J’écris avec un certain acharnement sur le blog que vous êtes en train de lire. Il y a un moment où je n’écrirai plus (sur ce blog) qu’en recopiant des phrases de Pierre, je ferai du montage. Par exemple, là, la première phrase est de Pierre, la deuxième est de moi… Parce que l’essentiel a déjà été dit, je le pressens. Alors… Il suffit de faire tourner les mots dans des formulations heureuses… Et peut-être même de n’écrire sur rien. (Et des formulations heureuses, le blog ami en regorge, il en est même plein comme le ciel est, en fait, plein d’étoiles…) Le lectorat comprendrait peut-être que le blog est un blog sur rien, finalement… comprendrait plus clairement*. Vous lisez Pessoa (Le livre de l’Intranquillité) et vous écrivez comme Pessoa. Vous lisez Ovide et vous écrivez comme Ovide. Vous lisez Saint Augustin et vous écrivez, vous vous convertissez comme Saint Augustin**. Vous lisez Pierre et vous vous mettez à sucer sur l’aire (« l’ère ») d’autoroute***. J’ai rêvé cette nuit que le livre de Saint-Exupéry Lettres à l’inconnue (Un amour de Petit Prince) était en fait des conversations qui avaient été retranscrites d’appels téléphoniques de Saint-Exupéry. Je demandai : Il existait déjà le téléphone à l’époque ? (le téléphone portable, pensais-je).
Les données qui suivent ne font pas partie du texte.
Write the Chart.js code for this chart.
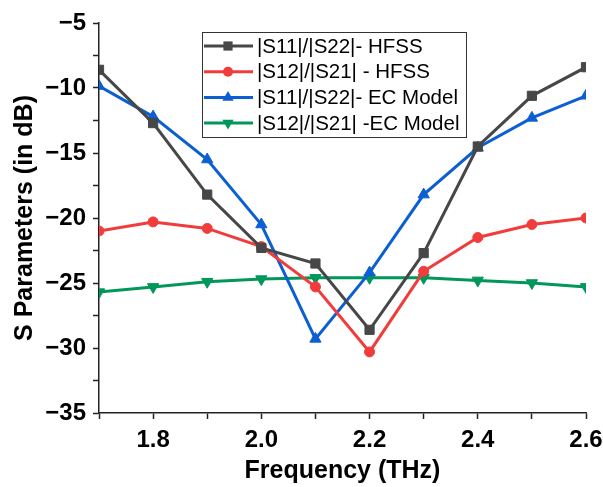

* Marie Darrieussecq sur Les Tristes et Les Pontiques (Ovide) : « D’une syntaxe moins dense que ses textes précédents, ses lettres forment par moments un livre sur rien, obsédé par sa propre immobilité, un livre qui assiste à sa propre écriture en s’adressant à des absents. »

** Vous assistez à la mort de sa mère.

*** Vous prononcez mal le r parce que vous avez la bouche pleine.